-- Start of RECORDS SUPPLIED --
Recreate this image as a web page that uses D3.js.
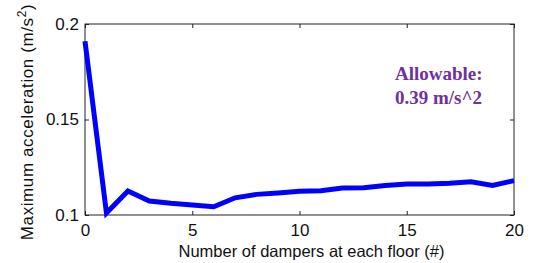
<!DOCTYPE html>
<html>
<head>
<meta charset="utf-8">
<script src="https://cdn.jsdelivr.net/npm/d3@7"></script>
<style>
  body { margin: 0; background: #fff; }
  svg { display: block; }
</style>
</head>
<body>
<div id="chart"></div>
<script>
// dampers per floor vs. peak acceleration
var dampers = [0, 1, 2, 3, 4, 5, 6, 7, 8, 9, 10, 11, 12, 13, 14, 15, 16, 17, 18, 19, 20];
var accel = [0.191, 0.101, 0.1126, 0.1073, 0.1061, 0.1052, 0.1043, 0.109, 0.1108, 0.1115, 0.1124,
             0.1127, 0.1141, 0.1143, 0.1154, 0.1162, 0.1162, 0.1166, 0.1174, 0.1155, 0.118];
var xTicks = [0, 5, 10, 15, 20];
var yTicks = [0.1, 0.15, 0.2];
var note = ["Allowable:", "0.39 m/s^2"];

var W = 538, H = 263;
var margin = {top: 24, right: 24, bottom: 48, left: 85};
var width = W - margin.left - margin.right,
    height = H - margin.top - margin.bottom;

var svg = d3.select("#chart")
            .append("svg")
            .attr("width", W)
            .attr("height", H);

var g = svg.append("g")
           .attr("transform", "translate(" + margin.left + "," + margin.top + ")");

var x = d3.scaleLinear().domain([0, 20]).range([0, width]);
var y = d3.scaleLinear().domain([0.1, 0.2]).range([height, 0]);

var font = "17px 'Liberation Sans', Arial, sans-serif";

// axes with inward ticks, mirrored on top/right
g.append("g")
    .attr("transform", "translate(0," + height + ")")
    .call(d3.axisBottom(x).tickValues(xTicks).tickFormat(d3.format("d")).tickSize(-4).tickPadding(9))
    .call(a => a.select(".domain").remove())
    .style("font", font);

g.append("g")
    .call(d3.axisTop(x).tickValues(xTicks).tickFormat("").tickSize(-4))
    .call(a => a.select(".domain").remove());

g.append("g")
    .call(d3.axisLeft(y).tickValues(yTicks).tickFormat(d => d === 0.15 ? "0.15" : d3.format(".1f")(d)).tickSize(-4).tickPadding(6))
    .call(a => a.select(".domain").remove())
    .style("font", font);

g.append("g")
    .attr("transform", "translate(" + width + ",0)")
    .call(d3.axisRight(y).tickValues(yTicks).tickFormat("").tickSize(-4))
    .call(a => a.select(".domain").remove());

g.selectAll(".tick line").attr("stroke", "#222");
g.selectAll(".tick text").attr("fill", "#111");

// box
g.append("rect")
    .attr("width", width)
    .attr("height", height)
    .attr("fill", "none")
    .attr("stroke", "#222")
    .attr("stroke-width", 1);

// line
var line = d3.line()
    .x((d, i) => x(dampers[i]))
    .y(d => y(d));

g.append("path")
    .datum(accel)
    .attr("d", line)
    .attr("fill", "none")
    .attr("stroke", "#0000ff")
    .attr("stroke-width", 5)
    .attr("stroke-linejoin", "miter");

// annotation
g.selectAll(".note")
    .data(note)
    .join("text")
    .attr("class", "note")
    .attr("x", 310)
    .attr("y", (d, i) => 56 + i * 24)
    .attr("fill", "#7030a0")
    .style("font", "bold 19px 'Liberation Serif', 'Times New Roman', serif")
    .text(d => d);

// axis titles
svg.append("text")
    .attr("x", margin.left + width / 2 + 12)
    .attr("y", 257)
    .attr("text-anchor", "middle")
    .attr("fill", "#111")
    .style("font", "16.5px 'Liberation Sans', Arial, sans-serif")
    .text("Number of dampers at each floor (#)");

var yl = svg.append("text")
    .attr("transform", "translate(33,122) rotate(-90)")
    .attr("text-anchor", "middle")
    .attr("fill", "#111")
    .style("font", font)
    .style("letter-spacing", "0.6px");
yl.append("tspan").text("Maximum acceleration (m/s");
yl.append("tspan").attr("dy", -7).style("font-size", "12px").text("2");
yl.append("tspan").attr("dy", 7).text(")");
</script>
</body>
</html>
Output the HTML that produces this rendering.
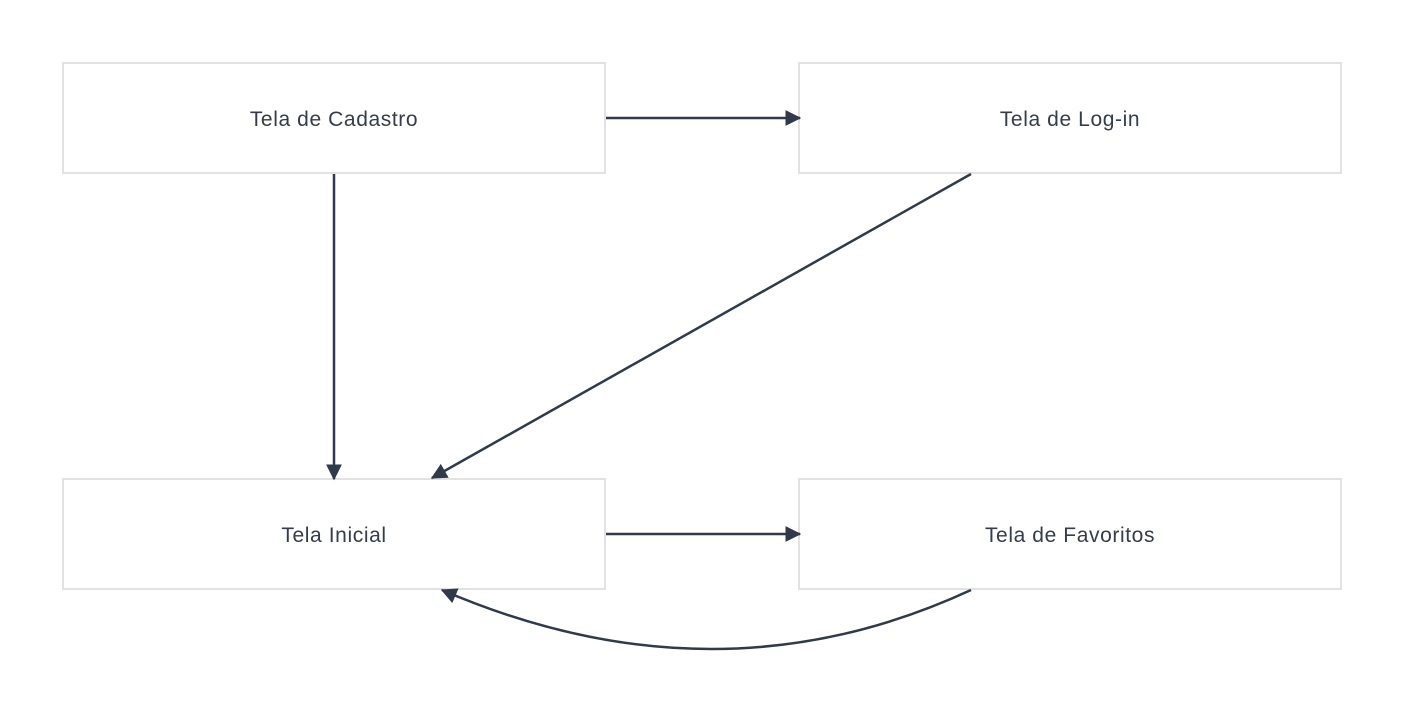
<!DOCTYPE html>
<html><head><style>
html,body{margin:0;padding:0;background:#fff;width:1404px;height:714px;overflow:hidden}
</style></head><body>
<svg width="1404" height="714" xmlns="http://www.w3.org/2000/svg">
<defs>
<marker id="h" viewBox="0 0 12 12" refX="11" refY="6" markerWidth="16" markerHeight="16" markerUnits="userSpaceOnUse" orient="auto">
<path d="M0,0 L12,6 L0,12 Z" fill="#2f3a4b"/>
</marker>
</defs>
<g fill="#fff" stroke="#e2e2e2" stroke-width="2">
<rect x="63" y="63" width="542" height="110"/>
<rect x="799" y="63" width="542" height="110"/>
<rect x="63" y="479" width="542" height="110"/>
<rect x="799" y="479" width="542" height="110"/>
</g>
<g stroke="#2f3a4b" stroke-width="2.5" fill="none" marker-end="url(#h)">
<path d="M606,118 L800,118"/>
<path d="M334,174 L334,479"/>
<path d="M971,174 L432,478"/>
<path d="M606,534 L800,534"/>
<path d="M971,590 Q716,708 442,590"/>
</g>
<g font-family="Liberation Sans, sans-serif" font-size="21" letter-spacing="0.6" fill="#333d4d" text-anchor="middle">
<text x="334" y="126">Tela de Cadastro</text>
<text x="1070" y="126">Tela de Log-in</text>
<text x="334" y="542">Tela Inicial</text>
<text x="1070" y="542">Tela de Favoritos</text>
</g>
</svg>
</body></html>
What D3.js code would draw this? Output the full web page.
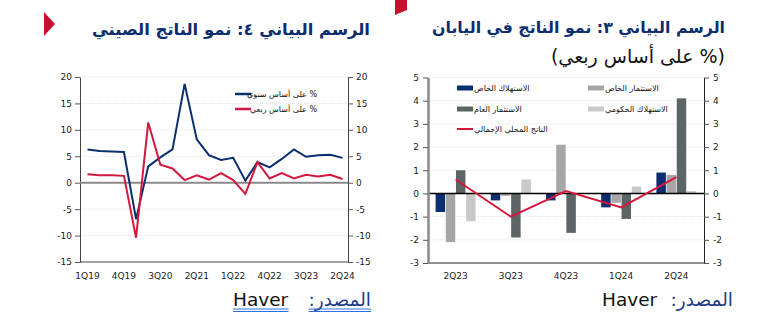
<!DOCTYPE html>
<html><head><meta charset="utf-8">
<script src="https://cdn.jsdelivr.net/npm/d3@7"></script>
<style>html,body{margin:0;padding:0;background:#fff;}svg{display:block;}</style>
</head><body>
<script>
// ---------- DATA ----------
const chinaQuarters = ['1Q19','2Q19','3Q19','4Q19','1Q20','2Q20','3Q20','4Q20','1Q21','2Q21','3Q21','4Q21','1Q22','2Q22','3Q22','4Q22','1Q23','2Q23','3Q23','4Q23','1Q24','2Q24'];
const chinaYoY = [6.3,6.0,5.9,5.8,-6.9,3.1,4.8,6.3,18.7,8.2,5.2,4.3,4.7,0.4,3.9,2.9,4.5,6.3,4.9,5.2,5.3,4.7];
const chinaQoQ = [1.6,1.4,1.4,1.3,-10.4,11.4,3.4,2.7,0.5,1.4,0.6,1.8,0.5,-2.1,3.9,0.8,1.8,0.8,1.5,1.2,1.5,0.7];
const chinaTicks = [-15,-10,-5,0,5,10,15,20];
const chinaLabelQuarters = ['1Q19','4Q19','3Q20','2Q21','1Q22','4Q22','3Q23','2Q24'];
const chinaSeriesNames = ['% على أساس سنوي','% على أساس ربعي'];

const japanQuarters = ['2Q23','3Q23','4Q23','1Q24','2Q24'];
const privateConsumption = [-0.8,-0.3,-0.3,-0.6,0.9];
const privateInvestment = [-2.1,-0.1,2.1,-0.4,0.8];
const publicInvestment = [1.0,-1.9,-1.7,-1.1,4.1];
const govConsumption = [-1.2,0.6,0.0,0.3,0.1];
const japanGDP = [0.6,-1.0,0.1,-0.6,0.7];
const japanTicks = [-3,-2,-1,0,1,2,3,4,5];
const japanBarNames = ['الاستهلاك الخاص','الاستثمار الخاص','الاستثمار العام','الاستهلاك الحكومي'];
const japanLineName = 'الناتج المحلي الإجمالي';

const titleChina = 'الرسم البياني ٤: نمو الناتج الصيني';
const titleJapan1 = 'الرسم البياني ٣: نمو الناتج في اليابان';
const titleJapan2 = '(% على أساس ربعي)';
const sourceLabel = 'المصدر:';
const sourceName = 'Haver';

// ---------- STYLE ----------
const NAVY = '#0b2e6f', RED = '#d4183d', MIDG = '#a6a6a6', DARKG = '#5d6466', LIGHTG = '#c9c9c9';
const barColors = [NAVY, MIDG, DARKG, LIGHTG];
const RLM = '\u200F';
const tickFont = 'DejaVu Sans';

const svg = d3.select('body').append('svg').attr('width',777).attr('height',336);

// ================= LEFT: CHINA =================
const L = {x0:80, x1:348, yTop:77, yBot:262};
const yL = d3.scaleLinear().domain([-15,20]).range([L.yBot, L.yTop]);
const xL = d3.scalePoint().domain(chinaQuarters).range([87.5, 342.5]);
const gL = svg.append('g');

gL.selectAll('line.grid').data(chinaTicks.filter(t=>t!==0 && t!==-15)).join('line')
  .attr('x1',L.x0).attr('x2',L.x1).attr('y1',d=>yL(d)).attr('y2',d=>yL(d))
  .attr('stroke','#e4e4e4').attr('stroke-width',1).attr('stroke-dasharray','1,1');

function styleAxis(g, color){
  g.selectAll('.domain').attr('stroke',color);
  g.selectAll('.tick line').attr('stroke','#555');
  g.selectAll('.tick text').attr('font-family',tickFont).attr('font-size',9).attr('fill','#222');
}
const axLl = gL.append('g').attr('transform',`translate(${L.x0},0)`)
  .call(d3.axisLeft(yL).tickValues(chinaTicks).tickSize(5).tickPadding(3).tickSizeOuter(0).tickFormat(d=>String(d)));
styleAxis(axLl,'#444');
const axLr = gL.append('g').attr('transform',`translate(${L.x1},0)`)
  .call(d3.axisRight(yL).tickValues(chinaTicks).tickSize(5).tickPadding(3).tickSizeOuter(0).tickFormat(d=>String(d)));
styleAxis(axLr,'#444');
gL.append('line').attr('x1',L.x0).attr('x2',L.x1).attr('y1',yL(-15)).attr('y2',yL(-15)).attr('stroke','#444');
gL.append('line').attr('x1',L.x0).attr('x2',L.x1).attr('y1',yL(0)).attr('y2',yL(0)).attr('stroke','#8a8a8a').attr('stroke-width',2);

gL.selectAll('text.xl').data(chinaLabelQuarters).join('text')
  .attr('x',d=>xL(d)).attr('y',279).attr('text-anchor','middle')
  .attr('font-family',tickFont).attr('font-size',9).attr('fill','#222').text(d=>d);

const lineL = d3.line().x((d,i)=>xL(chinaQuarters[i])).y(d=>yL(d));
gL.append('path').datum(chinaYoY).attr('d',lineL).attr('fill','none').attr('stroke',NAVY).attr('stroke-width',2);
gL.append('path').datum(chinaQoQ).attr('d',lineL).attr('fill','none').attr('stroke',RED).attr('stroke-width',2);

// legend
[NAVY, RED].forEach((c,i)=>{
  const y = 94 + i*15;
  gL.append('line').attr('x1',235).attr('x2',251).attr('y1',y).attr('y2',y).attr('stroke',c).attr('stroke-width',2.5);
  gL.append('text').attr('x',317).attr('y',y+3).attr('text-anchor','end')
    .attr('font-family',tickFont).attr('font-size',8).attr('fill','#111').text(RLM+chinaSeriesNames[i]);
});

// title
svg.append('polygon').attr('points','44,12 55,24 44,36').attr('fill','#c8102e');
svg.append('text').attr('x',370).attr('y',35).attr('text-anchor','end')
  .attr('font-family','DejaVu Sans').attr('font-weight','bold').attr('font-size',16.4).attr('fill',NAVY).text(RLM+titleChina);

// source (left)
const srcL = svg.append('g');
const tA = srcL.append('text').attr('x',371).attr('y',306).attr('direction','rtl').attr('text-anchor','start')
  .attr('font-family','DejaVu Sans').attr('font-size',18.5).attr('fill','#1f3c88').text(sourceLabel+RLM);
const tH = srcL.append('text').attr('x',233).attr('y',306).attr('text-anchor','start')
  .attr('font-family','DejaVu Sans').attr('font-size',18.5).attr('fill','#111').text(sourceName);
[tA, tH].forEach(t=>{
  const b = t.node().getBBox();
  [309,311.5].forEach(y=>srcL.append('line').attr('x1',b.x).attr('x2',b.x+b.width).attr('y1',y).attr('y2',y)
    .attr('stroke','#2f6fde').attr('stroke-width',1));
});

// ================= RIGHT: JAPAN =================
const R = {x0:428, x1:704, yTop:77.5, yBot:263};
const yR = d3.scaleLinear().domain([-3,5]).range([R.yBot, R.yTop]);
const x0 = d3.scaleBand().domain(japanQuarters).range([R.x0, R.x1]);
const bw = x0.bandwidth();
const x1 = d3.scaleBand().domain(d3.range(4)).range([(bw-40)/2, (bw+40)/2]).paddingInner(0.07);
const gR = svg.append('g');

gR.selectAll('line.grid').data(japanTicks.filter(t=>t!==0 && t!==-3)).join('line')
  .attr('x1',R.x0).attr('x2',R.x1).attr('y1',d=>yR(d)).attr('y2',d=>yR(d))
  .attr('stroke','#e4e4e4').attr('stroke-width',1).attr('stroke-dasharray','1,1');

const series = [privateConsumption, privateInvestment, publicInvestment, govConsumption];
series.forEach((vals,s)=>{
  gR.selectAll(`rect.s${s}`).data(vals).join('rect')
    .attr('x',(d,i)=>x0(japanQuarters[i])+x1(s)).attr('width',x1.bandwidth())
    .attr('y',d=>yR(Math.max(0,d))).attr('height',d=>Math.abs(yR(d)-yR(0)))
    .attr('fill',barColors[s]);
});

gR.append('line').attr('x1',R.x0).attr('x2',R.x1).attr('y1',yR(0)).attr('y2',yR(0)).attr('stroke','#000').attr('stroke-width',1.5);
gR.append('line').attr('x1',R.x0).attr('x2',R.x1).attr('y1',yR(-3)).attr('y2',yR(-3)).attr('stroke','#222');

const axRl = gR.append('g').attr('transform',`translate(${R.x0},0)`)
  .call(d3.axisLeft(yR).tickValues(japanTicks).tickSize(5).tickPadding(4).tickSizeOuter(0).tickFormat(d=>String(d)));
styleAxis(axRl,'#8a8a8a');
axRl.select('.domain').attr('stroke-width',2.5);
const axRr = gR.append('g').attr('transform',`translate(${R.x1},0)`)
  .call(d3.axisRight(yR).tickValues(japanTicks).tickSize(5).tickPadding(4).tickSizeOuter(0).tickFormat(d=>String(d)));
styleAxis(axRr,'#222');

gR.selectAll('text.xl').data(japanQuarters).join('text')
  .attr('x',d=>x0(d)+bw/2).attr('y',279).attr('text-anchor','middle')
  .attr('font-family',tickFont).attr('font-size',9).attr('fill','#222').text(d=>d);

const lineR = d3.line().x((d,i)=>x0(japanQuarters[i])+bw/2).y(d=>yR(d));
gR.append('path').datum(japanGDP).attr('d',lineR).attr('fill','none').attr('stroke',RED).attr('stroke-width',2);

// legend
const legPos = [[457,88],[588,88],[457,109],[588,109]];
japanBarNames.forEach((n,i)=>{
  const [x,y] = legPos[i];
  gR.append('rect').attr('x',x).attr('y',y-2.5).attr('width',16).attr('height',5).attr('fill',barColors[i]);
  gR.append('text').attr('x',x+17).attr('y',y+3).attr('font-family',tickFont).attr('font-size',8).attr('fill','#111').text(n);
});
gR.append('line').attr('x1',457).attr('x2',473).attr('y1',129).attr('y2',129).attr('stroke',RED).attr('stroke-width',2);
gR.append('text').attr('x',474).attr('y',132).attr('font-family',tickFont).attr('font-size',8).attr('fill','#111').text(japanLineName);

// title
svg.append('polygon').attr('points','395,0 407,0 407,10 395,15').attr('fill','#c8102e');
svg.append('text').attr('x',725).attr('y',33).attr('text-anchor','end')
  .attr('font-family','DejaVu Sans').attr('font-weight','bold').attr('font-size',15.8).attr('fill',NAVY).text(RLM+titleJapan1);
svg.append('text').attr('x',725).attr('y',63).attr('text-anchor','end')
  .attr('font-family','DejaVu Sans').attr('font-size',19).attr('fill','#111').text(RLM+titleJapan2);

// source (right)
svg.append('text').attr('x',733).attr('y',306).attr('direction','rtl').attr('text-anchor','start')
  .attr('font-family','DejaVu Sans').attr('font-size',18.5).attr('fill','#1f3c88').text(sourceLabel+RLM);
svg.append('text').attr('x',602).attr('y',306).attr('text-anchor','start')
  .attr('font-family','DejaVu Sans').attr('font-size',18.5).attr('fill','#111').text(sourceName);
</script>
</body></html>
-- End of RECORDS SUPPLIED --
*EXERCISE DETAILS*: Find each line in the records holding the string "that" and show it.

*OUTPUT OF THE EXERCISE*:
Recreate this image as a web page that uses D3.js.
Output the HTML that produces this rendering.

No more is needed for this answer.